Smarter Cities (NRDC) has released its ranking of the most sustainable cities. Austin is sixth!
Of course, like most city rankings, this one is based on an arbitrary weighting of an arbitrary list of factors. For example, they include "standard of living" as a category. What does this have to do with sustainability?. Unless the goal is to jack up the ranking of wealthy California cities.
They omit a variable for land-use patterns. If you're worried about open space -- and I'm sure NRDC is -- this omission is inexplicable. I'm more sanguine about suburban development than many, but even I am surprised by this omission.
But mostly the problem is how they weight the factors. If climate change is the most pressing problem facing us today, then shouldn't energy consumption get the most weight? I think it should. And Austin fares very poorly on energy consumption. It's 100+ degrees here in the summer. My air conditioner runs virtually non-stop, and will until late September. Adding a relative handful of low-energy buildings to the existing housing stock won't budge our average energy consumption.

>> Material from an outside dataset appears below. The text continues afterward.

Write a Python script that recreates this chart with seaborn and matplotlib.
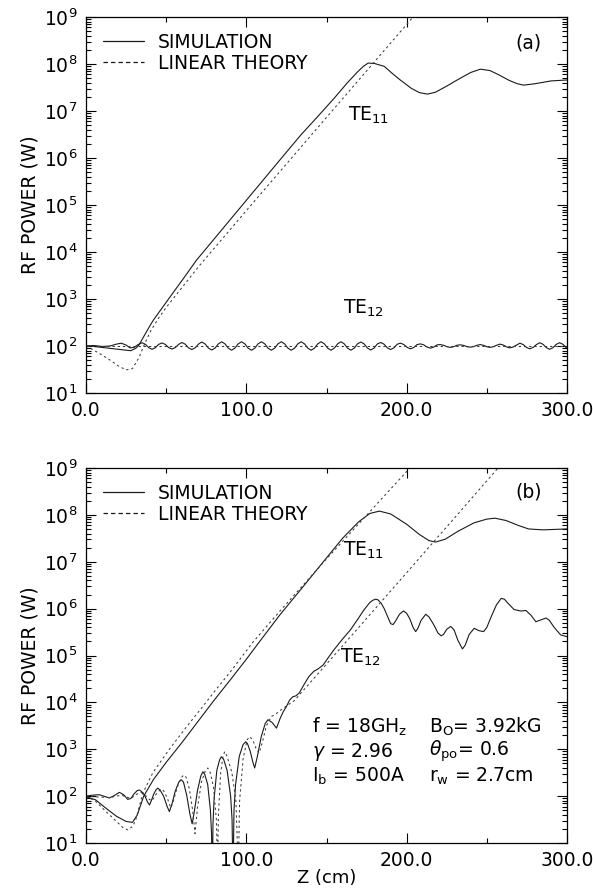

Ditto with transportation. TTI just yesterday released a report identifying Austin as one of the most congested cities its size. I don't know what NRDC means by "sustainable" (I think the word has essentially lost all meaning through overuse), but does NRDC really believe that spending an inordinate amount of time in traffic, burning extra fuel, is a sustainable transportation pattern?
I could go on. Water. Yes, we've got pretty stringent water controls. But then we live in an area that is frequently parched. Each Austin resident puts a greater strain on local water resources than each resident of, say, Cleveland.
This will piss a lot of Austinites off, but probably the greenest Austinite is the one who moves to a city with a milder climate, more water, and less congestion.